STATED PROBLEM
Every entry that follows should be repeated exactly; drop the images.

STORED ROWS
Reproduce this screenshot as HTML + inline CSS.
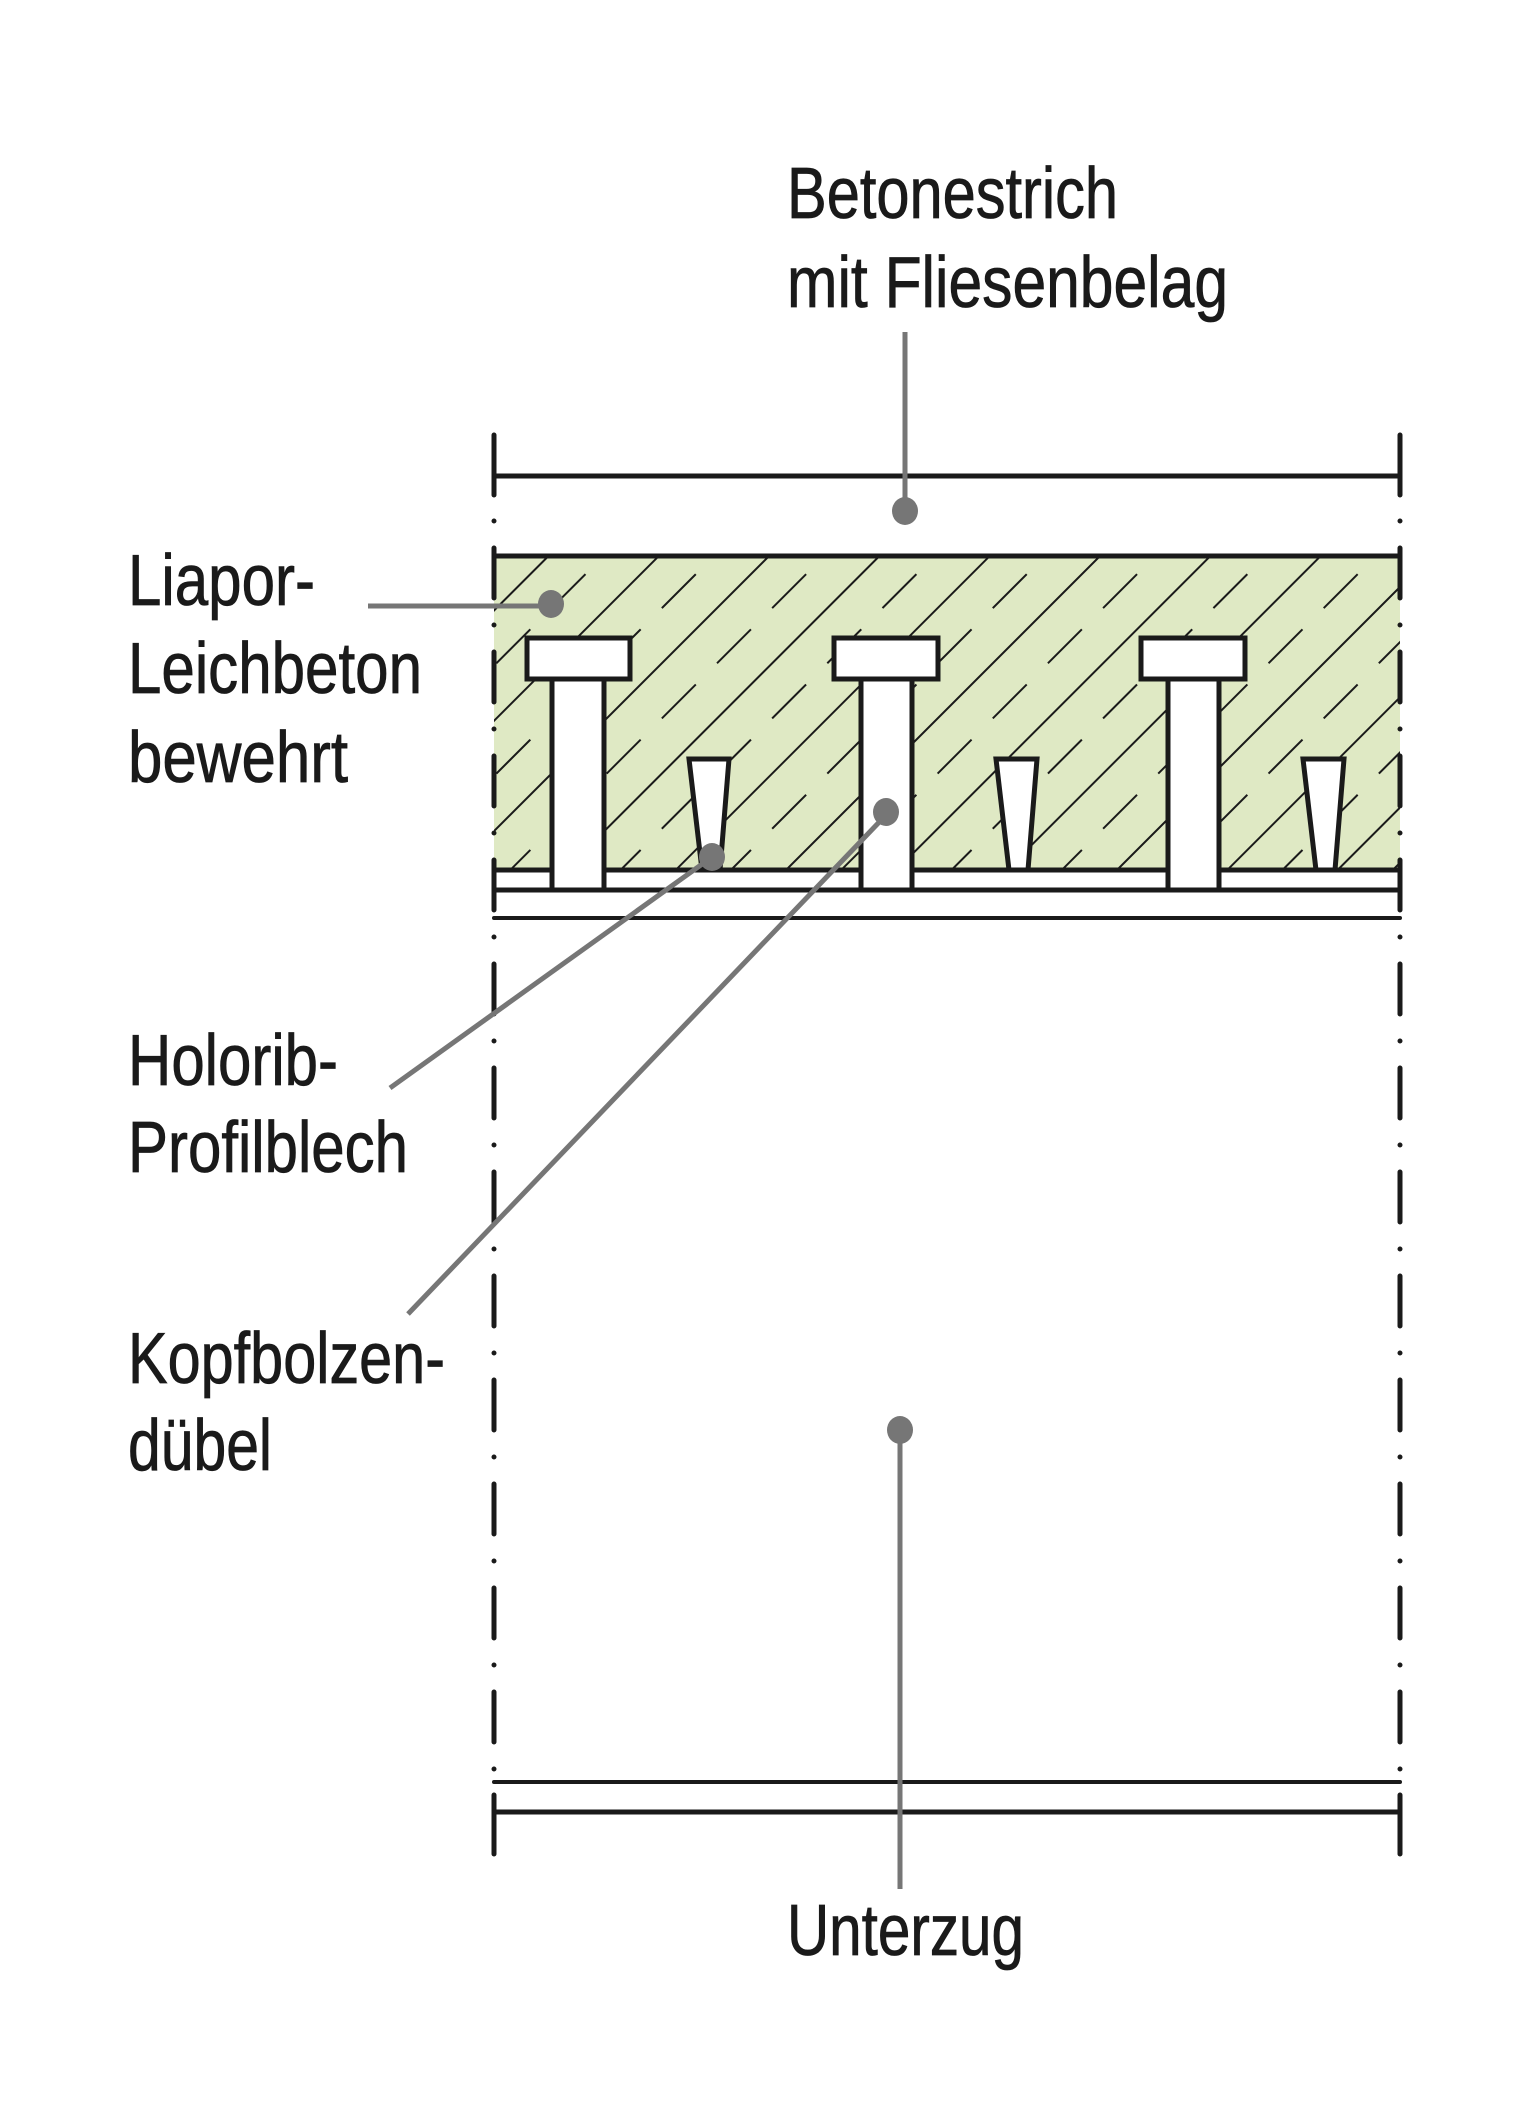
<!DOCTYPE html>
<html><head><meta charset="utf-8"><style>
html,body{margin:0;padding:0;background:#fff;}
svg{display:block;}
text{font-family:"Liberation Sans",sans-serif;font-size:72px;fill:#1a1a1a;stroke:#1a1a1a;stroke-width:0.8px;}
</style></head><body>
<svg width="1535" height="2125" viewBox="0 0 1535 2125" xmlns="http://www.w3.org/2000/svg">
<defs>
<pattern id="h" patternUnits="userSpaceOnUse" width="78" height="78" patternTransform="rotate(45)">
<line x1="1" y1="0" x2="1" y2="78" stroke="#1a1a1a" stroke-width="2"/>
<line x1="40" y1="0" x2="40" y2="78" stroke="#1a1a1a" stroke-width="2" stroke-dasharray="40 30"/>
</pattern>
</defs>
<rect x="494" y="556" width="906" height="314" fill="#dfe9c4"/>
<rect x="494" y="556" width="906" height="314" fill="url(#h)"/>
<g stroke="#1a1a1a" stroke-width="5" fill="none" stroke-linecap="round">
<line x1="494" y1="556" x2="1400" y2="556"/>
<line x1="494" y1="870" x2="1400" y2="870"/>
<line x1="494" y1="890" x2="1400" y2="890"/>
<line x1="494" y1="918" x2="1400" y2="918" stroke-width="4"/>
<line x1="494" y1="476" x2="1400" y2="476"/>
<line x1="494" y1="435" x2="494" y2="495"/>
<line x1="1400" y1="435" x2="1400" y2="495"/>
<line x1="494" y1="1782" x2="1400" y2="1782" stroke-width="4"/>
<line x1="494" y1="1812" x2="1400" y2="1812"/>
<line x1="494" y1="1795" x2="494" y2="1854"/>
<line x1="1400" y1="1795" x2="1400" y2="1854"/>
<line x1="494" y1="444" x2="494" y2="1775" stroke-dasharray="50 27 0 27"/>
<line x1="1400" y1="444" x2="1400" y2="1775" stroke-dasharray="50 27 0 27"/>
</g>
<g stroke="#1a1a1a" stroke-width="5" fill="#fff">
<rect x="552" y="679" width="52" height="211"/>
<rect x="527" y="638" width="103" height="41"/>
<rect x="861" y="679" width="51" height="211"/>
<rect x="834" y="638" width="104" height="41"/>
<rect x="1168" y="679" width="51" height="211"/>
<rect x="1141" y="638" width="104" height="41"/>
<polygon points="689,759 729,759 720,870 702,870"/>
<polygon points="996,759 1037,759 1028,870 1009,870"/>
<polygon points="1303,759 1344,759 1335,870 1316,870"/>
</g>
<g stroke="#767676" stroke-width="5" fill="none">
<line x1="905" y1="332" x2="905" y2="511"/>
<line x1="368" y1="606" x2="551" y2="606"/>
<line x1="390" y1="1088" x2="712" y2="857"/>
<line x1="408" y1="1314" x2="886" y2="815"/>
<line x1="900" y1="1430" x2="900" y2="1889"/>
</g>
<g fill="#767676">
<ellipse cx="905" cy="511" rx="13" ry="14"/>
<ellipse cx="551" cy="604" rx="13" ry="14"/>
<ellipse cx="712" cy="857" rx="13" ry="14"/>
<ellipse cx="886" cy="812" rx="13" ry="14"/>
<ellipse cx="900" cy="1430" rx="13" ry="14"/>
</g>
<text x="787" y="218" textLength="331" lengthAdjust="spacingAndGlyphs">Betonestrich</text>
<text x="787" y="307" textLength="441" lengthAdjust="spacingAndGlyphs">mit Fliesenbelag</text>
<text x="128" y="605" textLength="187" lengthAdjust="spacingAndGlyphs">Liapor-</text>
<text x="128" y="693" textLength="294" lengthAdjust="spacingAndGlyphs">Leichbeton</text>
<text x="128" y="782" textLength="220" lengthAdjust="spacingAndGlyphs">bewehrt</text>
<text x="128" y="1085" textLength="210" lengthAdjust="spacingAndGlyphs">Holorib-</text>
<text x="128" y="1172" textLength="280" lengthAdjust="spacingAndGlyphs">Profilblech</text>
<text x="128" y="1383" textLength="317" lengthAdjust="spacingAndGlyphs">Kopfbolzen-</text>
<text x="128" y="1470" textLength="144" lengthAdjust="spacingAndGlyphs">dübel</text>
<text x="787" y="1955" textLength="237" lengthAdjust="spacingAndGlyphs">Unterzug</text>
</svg>
</body></html>
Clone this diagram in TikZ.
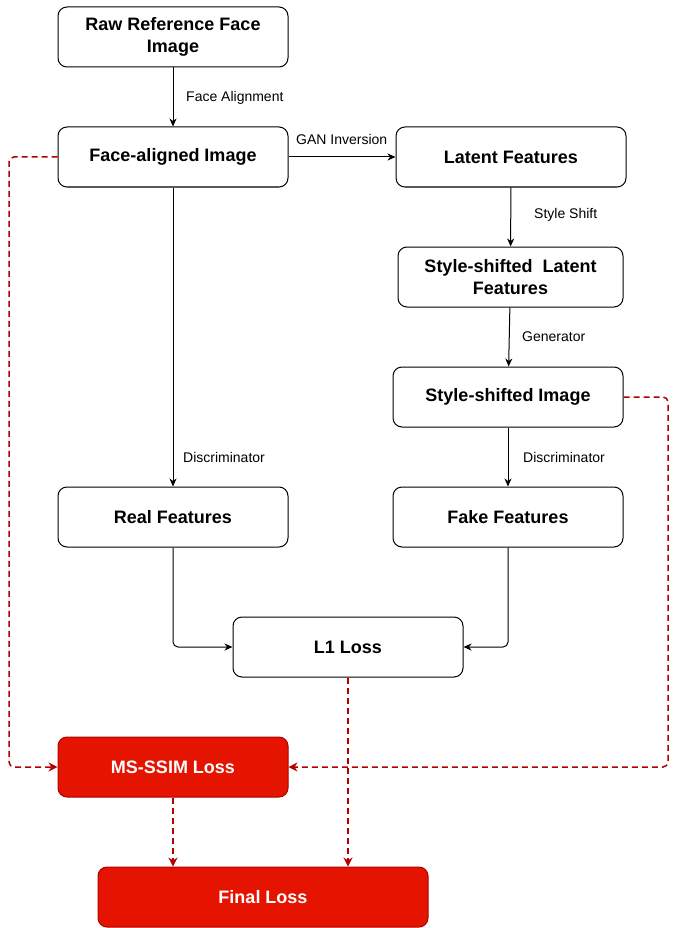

ANSWER TO THE PROBLEM
Reproduce this screenshot as HTML + inline CSS.
<!DOCTYPE html>
<html><head><meta charset="utf-8"><style>
html,body{margin:0;padding:0;background:#fff;}
svg{display:block;}
text{font-family:"Liberation Sans",sans-serif;font-size:72px;fill:#1a1a1a;stroke:#1a1a1a;stroke-width:0.8px;}
</style></head><body>
<svg width="1535" height="2125" viewBox="0 0 1535 2125" xmlns="http://www.w3.org/2000/svg">
<defs>
<pattern id="h" patternUnits="userSpaceOnUse" width="78" height="78" patternTransform="rotate(45)">
<line x1="1" y1="0" x2="1" y2="78" stroke="#1a1a1a" stroke-width="2"/>
<line x1="40" y1="0" x2="40" y2="78" stroke="#1a1a1a" stroke-width="2" stroke-dasharray="40 30"/>
</pattern>
</defs>
<rect x="494" y="556" width="906" height="314" fill="#dfe9c4"/>
<rect x="494" y="556" width="906" height="314" fill="url(#h)"/>
<g stroke="#1a1a1a" stroke-width="5" fill="none" stroke-linecap="round">
<line x1="494" y1="556" x2="1400" y2="556"/>
<line x1="494" y1="870" x2="1400" y2="870"/>
<line x1="494" y1="890" x2="1400" y2="890"/>
<line x1="494" y1="918" x2="1400" y2="918" stroke-width="4"/>
<line x1="494" y1="476" x2="1400" y2="476"/>
<line x1="494" y1="435" x2="494" y2="495"/>
<line x1="1400" y1="435" x2="1400" y2="495"/>
<line x1="494" y1="1782" x2="1400" y2="1782" stroke-width="4"/>
<line x1="494" y1="1812" x2="1400" y2="1812"/>
<line x1="494" y1="1795" x2="494" y2="1854"/>
<line x1="1400" y1="1795" x2="1400" y2="1854"/>
<line x1="494" y1="444" x2="494" y2="1775" stroke-dasharray="50 27 0 27"/>
<line x1="1400" y1="444" x2="1400" y2="1775" stroke-dasharray="50 27 0 27"/>
</g>
<g stroke="#1a1a1a" stroke-width="5" fill="#fff">
<rect x="552" y="679" width="52" height="211"/>
<rect x="527" y="638" width="103" height="41"/>
<rect x="861" y="679" width="51" height="211"/>
<rect x="834" y="638" width="104" height="41"/>
<rect x="1168" y="679" width="51" height="211"/>
<rect x="1141" y="638" width="104" height="41"/>
<polygon points="689,759 729,759 720,870 702,870"/>
<polygon points="996,759 1037,759 1028,870 1009,870"/>
<polygon points="1303,759 1344,759 1335,870 1316,870"/>
</g>
<g stroke="#767676" stroke-width="5" fill="none">
<line x1="905" y1="332" x2="905" y2="511"/>
<line x1="368" y1="606" x2="551" y2="606"/>
<line x1="390" y1="1088" x2="712" y2="857"/>
<line x1="408" y1="1314" x2="886" y2="815"/>
<line x1="900" y1="1430" x2="900" y2="1889"/>
</g>
<g fill="#767676">
<ellipse cx="905" cy="511" rx="13" ry="14"/>
<ellipse cx="551" cy="604" rx="13" ry="14"/>
<ellipse cx="712" cy="857" rx="13" ry="14"/>
<ellipse cx="886" cy="812" rx="13" ry="14"/>
<ellipse cx="900" cy="1430" rx="13" ry="14"/>
</g>
<text x="787" y="218" textLength="331" lengthAdjust="spacingAndGlyphs">Betonestrich</text>
<text x="787" y="307" textLength="441" lengthAdjust="spacingAndGlyphs">mit Fliesenbelag</text>
<text x="128" y="605" textLength="187" lengthAdjust="spacingAndGlyphs">Liapor-</text>
<text x="128" y="693" textLength="294" lengthAdjust="spacingAndGlyphs">Leichbeton</text>
<text x="128" y="782" textLength="220" lengthAdjust="spacingAndGlyphs">bewehrt</text>
<text x="128" y="1085" textLength="210" lengthAdjust="spacingAndGlyphs">Holorib-</text>
<text x="128" y="1172" textLength="280" lengthAdjust="spacingAndGlyphs">Profilblech</text>
<text x="128" y="1383" textLength="317" lengthAdjust="spacingAndGlyphs">Kopfbolzen-</text>
<text x="128" y="1470" textLength="144" lengthAdjust="spacingAndGlyphs">dübel</text>
<text x="787" y="1955" textLength="237" lengthAdjust="spacingAndGlyphs">Unterzug</text>
</svg>
</body></html>
Clone this diagram in TikZ.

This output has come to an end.